begin Information supplied

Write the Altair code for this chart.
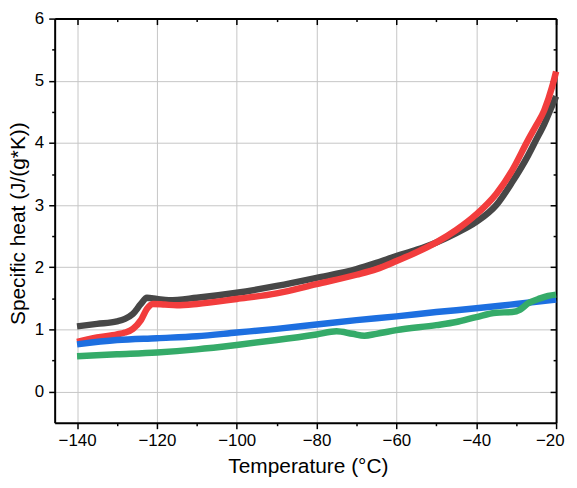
import altair as alt
import pandas as pd

names = ["DMSO 20%", "DMSO 30%", "Parrafin Wax", "Tofu"]
colors = ["#474747", "#f23d3d", "#1d6fe0", "#35ab69"]

dmso20_t = [-140, -135, -130, -128, -126, -124, -122.5, -120, -117, -110, -100, -90, -80, -70, -65, -60, -55, -50, -45, -40, -35, -31, -27, -25, -23, -21, -20]
dmso20_v = [1.05, 1.09, 1.13, 1.17, 1.25, 1.41, 1.51, 1.49, 1.47, 1.51, 1.59, 1.70, 1.83, 1.97, 2.07, 2.18, 2.28, 2.40, 2.55, 2.73, 3.00, 3.37, 3.80, 4.05, 4.30, 4.60, 4.75]

dmso30_t = [-140, -135, -130, -128, -126, -124, -122.5, -121, -118, -115, -110, -100, -90, -80, -70, -65, -60, -55, -50, -45, -40, -35, -31, -27, -25, -23, -21, -20]
dmso30_v = [0.80, 0.87, 0.92, 0.95, 1.01, 1.15, 1.33, 1.41, 1.40, 1.39, 1.41, 1.49, 1.58, 1.73, 1.88, 1.97, 2.10, 2.24, 2.40, 2.60, 2.85, 3.18, 3.56, 4.05, 4.28, 4.52, 4.90, 5.15]

wax_t = [-140, -130, -120, -110, -100, -90, -80, -70, -60, -50, -40, -30, -20]
wax_v = [0.76, 0.83, 0.86, 0.89, 0.95, 1.01, 1.08, 1.15, 1.21, 1.28, 1.34, 1.41, 1.48]

tofu_t = [-140, -130, -120, -110, -100, -90, -80, -75, -71, -68, -65, -60, -50, -45, -40, -35, -31, -29, -27, -24, -22, -20]
tofu_v = [0.57, 0.60, 0.63, 0.68, 0.75, 0.83, 0.92, 0.97, 0.93, 0.90, 0.93, 0.99, 1.07, 1.12, 1.20, 1.27, 1.28, 1.32, 1.42, 1.50, 1.54, 1.56]

x_major_ticks = list(range(-140, -19, 20))
x_minor_ticks = list(range(-130, -19, 20))
y_major_ticks = list(range(0, 7))
y_minor_ticks = [i + 0.5 for i in range(0, 6)]

legend_paths = [
    "M-1,-0.07H4.75V0.07H-1Z M1.55,-0.33H2.2V0.33H1.55Z",
    "M-1,-0.07H4.75V0.07H-1Z M1.5,0A0.375,0.375 0 1,0 2.25,0A0.375,0.375 0 1,0 1.5,0Z",
    "M-1,-0.07H4.75V0.07H-1Z M1.875,-0.42L2.26,0.28L1.49,0.28Z",
    "M-1,-0.07H4.75V0.07H-1Z M1.875,0.42L2.26,-0.28L1.49,-0.28Z",
]

rows = []
for name, ts, vs in [(names[0], dmso20_t, dmso20_v), (names[1], dmso30_t, dmso30_v),
                     (names[2], wax_t, wax_v), (names[3], tofu_t, tofu_v)]:
    for t, v in zip(ts, vs):
        rows.append({"series": name, "T": t, "cp": v})
df = pd.DataFrame(rows)

FONT = "Liberation Sans"
xscale = alt.Scale(domain=[-145.6, -20], nice=False, zero=False)
yscale = alt.Scale(domain=[-0.5, 6], nice=False, zero=False)
cscale = alt.Scale(domain=names, range=colors)

x_axis = alt.Axis(
    orient="bottom", values=x_major_ticks,
    tickSize=6, tickWidth=1.5, tickColor="black",
    grid=True, gridColor="#c6c6c6", gridWidth=1,
    domainColor="black", domainWidth=2, labelFlush=True, labelFlushOffset=8,
    labelFont=FONT, labelFontSize=17, labelColor="black", labelPadding=4,
    title="Temperature (°C)", titleFont=FONT, titleFontSize=21, titleFontWeight="normal",
    titleColor="black", titleX=255, titleY=50, titleBaseline="alphabetic",
)
y_axis = alt.Axis(
    orient="left", values=y_major_ticks, format="d",
    tickSize=6, tickWidth=1.5, tickColor="black",
    grid=True, gridColor="#c6c6c6", gridWidth=1,
    domainColor="black", domainWidth=2, labelFlush=False,
    labelFont=FONT, labelFontSize=17, labelColor="black", labelPadding=5,
    title="Specific heat (J/(g*K))", titleFont=FONT, titleFontSize=21, titleFontWeight="normal",
    titleColor="black", titleX=-36, titleY=206, titleBaseline="middle", titleAlign="center",
)

lines = alt.Chart(df).mark_line(strokeWidth=6.5, interpolate="monotone").encode(
    x=alt.X("T:Q", scale=xscale, axis=x_axis),
    y=alt.Y("cp:Q", scale=yscale, axis=y_axis),
    stroke=alt.Stroke("series:N", scale=cscale, legend=None),
)


def tick_layer(xv, yv, size, xo, yo, off, dom=False):
    ax = alt.Axis(orient=xo, values=xv, labels=False, domain=dom, domainColor="black", domainWidth=2,
                  grid=False, title="", ticks=not dom,
                  tickSize=size, offset=off, tickWidth=1.5, tickColor="black")
    ay = alt.Axis(orient=yo, values=yv, labels=False, domain=dom, domainColor="black", domainWidth=2,
                  grid=False, title="", ticks=not dom,
                  tickSize=size, offset=off, tickWidth=1.5, tickColor="black")
    return alt.Chart(df).mark_line(opacity=0.3, strokeWidth=0.01).encode(
        x=alt.X("T:Q", scale=xscale, axis=ax),
        y=alt.Y("cp:Q", scale=yscale, axis=ay),
    )


minor_out = tick_layer(x_minor_ticks, y_minor_ticks, 3, "bottom", "left", 0)
frame_dom = tick_layer(x_major_ticks, y_major_ticks, 1, "top", "right", 0, dom=True)
major_in = tick_layer(x_major_ticks, y_major_ticks, 6, "top", "right", -6)
minor_in = tick_layer(x_minor_ticks, y_minor_ticks, 3, "top", "right", -3)

leg = alt.Legend(
    orient="none", legendX=45, legendY=13, title=None,
    symbolSize=256, symbolStrokeWidth=0, symbolOpacity=1,
    labelFont=FONT, labelFontSize=20, labelColor="black", labelOffset=38, labelLimit=400,
    padding=4, rowPadding=6, fillColor="white", strokeColor="#6e6e6e",
)
legend_layer = alt.Chart(df).mark_point(filled=True, opacity=0.3, size=0.01).encode(
    x=alt.X("T:Q", scale=xscale, axis=None),
    y=alt.Y("cp:Q", scale=yscale, axis=None),
    color=alt.Color("series:N", scale=cscale, legend=leg),
    shape=alt.Shape("series:N", scale=alt.Scale(domain=names, range=legend_paths), legend=leg),
)

chart = alt.layer(lines, minor_out, frame_dom, major_in, minor_in, legend_layer).resolve_axis(
    x="independent", y="independent"
).properties(
    width=505, height=407,
    padding=0,
)

chart.save("out.html", embed_options={"renderer": "svg", "actions": False})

end Information supplied

§ Exercise task
Copy every line of the data word for word, omitting the images.

§ Complete output
Write the Altair code for this chart.
import altair as alt
import pandas as pd

names = ["DMSO 20%", "DMSO 30%", "Parrafin Wax", "Tofu"]
colors = ["#474747", "#f23d3d", "#1d6fe0", "#35ab69"]

dmso20_t = [-140, -135, -130, -128, -126, -124, -122.5, -120, -117, -110, -100, -90, -80, -70, -65, -60, -55, -50, -45, -40, -35, -31, -27, -25, -23, -21, -20]
dmso20_v = [1.05, 1.09, 1.13, 1.17, 1.25, 1.41, 1.51, 1.49, 1.47, 1.51, 1.59, 1.70, 1.83, 1.97, 2.07, 2.18, 2.28, 2.40, 2.55, 2.73, 3.00, 3.37, 3.80, 4.05, 4.30, 4.60, 4.75]

dmso30_t = [-140, -135, -130, -128, -126, -124, -122.5, -121, -118, -115, -110, -100, -90, -80, -70, -65, -60, -55, -50, -45, -40, -35, -31, -27, -25, -23, -21, -20]
dmso30_v = [0.80, 0.87, 0.92, 0.95, 1.01, 1.15, 1.33, 1.41, 1.40, 1.39, 1.41, 1.49, 1.58, 1.73, 1.88, 1.97, 2.10, 2.24, 2.40, 2.60, 2.85, 3.18, 3.56, 4.05, 4.28, 4.52, 4.90, 5.15]

wax_t = [-140, -130, -120, -110, -100, -90, -80, -70, -60, -50, -40, -30, -20]
wax_v = [0.76, 0.83, 0.86, 0.89, 0.95, 1.01, 1.08, 1.15, 1.21, 1.28, 1.34, 1.41, 1.48]

tofu_t = [-140, -130, -120, -110, -100, -90, -80, -75, -71, -68, -65, -60, -50, -45, -40, -35, -31, -29, -27, -24, -22, -20]
tofu_v = [0.57, 0.60, 0.63, 0.68, 0.75, 0.83, 0.92, 0.97, 0.93, 0.90, 0.93, 0.99, 1.07, 1.12, 1.20, 1.27, 1.28, 1.32, 1.42, 1.50, 1.54, 1.56]

x_major_ticks = list(range(-140, -19, 20))
x_minor_ticks = list(range(-130, -19, 20))
y_major_ticks = list(range(0, 7))
y_minor_ticks = [i + 0.5 for i in range(0, 6)]

legend_paths = [
    "M-1,-0.07H4.75V0.07H-1Z M1.55,-0.33H2.2V0.33H1.55Z",
    "M-1,-0.07H4.75V0.07H-1Z M1.5,0A0.375,0.375 0 1,0 2.25,0A0.375,0.375 0 1,0 1.5,0Z",
    "M-1,-0.07H4.75V0.07H-1Z M1.875,-0.42L2.26,0.28L1.49,0.28Z",
    "M-1,-0.07H4.75V0.07H-1Z M1.875,0.42L2.26,-0.28L1.49,-0.28Z",
]

rows = []
for name, ts, vs in [(names[0], dmso20_t, dmso20_v), (names[1], dmso30_t, dmso30_v),
                     (names[2], wax_t, wax_v), (names[3], tofu_t, tofu_v)]:
    for t, v in zip(ts, vs):
        rows.append({"series": name, "T": t, "cp": v})
df = pd.DataFrame(rows)

FONT = "Liberation Sans"
xscale = alt.Scale(domain=[-145.6, -20], nice=False, zero=False)
yscale = alt.Scale(domain=[-0.5, 6], nice=False, zero=False)
cscale = alt.Scale(domain=names, range=colors)

x_axis = alt.Axis(
    orient="bottom", values=x_major_ticks,
    tickSize=6, tickWidth=1.5, tickColor="black",
    grid=True, gridColor="#c6c6c6", gridWidth=1,
    domainColor="black", domainWidth=2, labelFlush=True, labelFlushOffset=8,
    labelFont=FONT, labelFontSize=17, labelColor="black", labelPadding=4,
    title="Temperature (°C)", titleFont=FONT, titleFontSize=21, titleFontWeight="normal",
    titleColor="black", titleX=255, titleY=50, titleBaseline="alphabetic",
)
y_axis = alt.Axis(
    orient="left", values=y_major_ticks, format="d",
    tickSize=6, tickWidth=1.5, tickColor="black",
    grid=True, gridColor="#c6c6c6", gridWidth=1,
    domainColor="black", domainWidth=2, labelFlush=False,
    labelFont=FONT, labelFontSize=17, labelColor="black", labelPadding=5,
    title="Specific heat (J/(g*K))", titleFont=FONT, titleFontSize=21, titleFontWeight="normal",
    titleColor="black", titleX=-36, titleY=206, titleBaseline="middle", titleAlign="center",
)

lines = alt.Chart(df).mark_line(strokeWidth=6.5, interpolate="monotone").encode(
    x=alt.X("T:Q", scale=xscale, axis=x_axis),
    y=alt.Y("cp:Q", scale=yscale, axis=y_axis),
    stroke=alt.Stroke("series:N", scale=cscale, legend=None),
)


def tick_layer(xv, yv, size, xo, yo, off, dom=False):
    ax = alt.Axis(orient=xo, values=xv, labels=False, domain=dom, domainColor="black", domainWidth=2,
                  grid=False, title="", ticks=not dom,
                  tickSize=size, offset=off, tickWidth=1.5, tickColor="black")
    ay = alt.Axis(orient=yo, values=yv, labels=False, domain=dom, domainColor="black", domainWidth=2,
                  grid=False, title="", ticks=not dom,
                  tickSize=size, offset=off, tickWidth=1.5, tickColor="black")
    return alt.Chart(df).mark_line(opacity=0.3, strokeWidth=0.01).encode(
        x=alt.X("T:Q", scale=xscale, axis=ax),
        y=alt.Y("cp:Q", scale=yscale, axis=ay),
    )


minor_out = tick_layer(x_minor_ticks, y_minor_ticks, 3, "bottom", "left", 0)
frame_dom = tick_layer(x_major_ticks, y_major_ticks, 1, "top", "right", 0, dom=True)
major_in = tick_layer(x_major_ticks, y_major_ticks, 6, "top", "right", -6)
minor_in = tick_layer(x_minor_ticks, y_minor_ticks, 3, "top", "right", -3)

leg = alt.Legend(
    orient="none", legendX=45, legendY=13, title=None,
    symbolSize=256, symbolStrokeWidth=0, symbolOpacity=1,
    labelFont=FONT, labelFontSize=20, labelColor="black", labelOffset=38, labelLimit=400,
    padding=4, rowPadding=6, fillColor="white", strokeColor="#6e6e6e",
)
legend_layer = alt.Chart(df).mark_point(filled=True, opacity=0.3, size=0.01).encode(
    x=alt.X("T:Q", scale=xscale, axis=None),
    y=alt.Y("cp:Q", scale=yscale, axis=None),
    color=alt.Color("series:N", scale=cscale, legend=leg),
    shape=alt.Shape("series:N", scale=alt.Scale(domain=names, range=legend_paths), legend=leg),
)

chart = alt.layer(lines, minor_out, frame_dom, major_in, minor_in, legend_layer).resolve_axis(
    x="independent", y="independent"
).properties(
    width=505, height=407,
    padding=0,
)

chart.save("out.html", embed_options={"renderer": "svg", "actions": False})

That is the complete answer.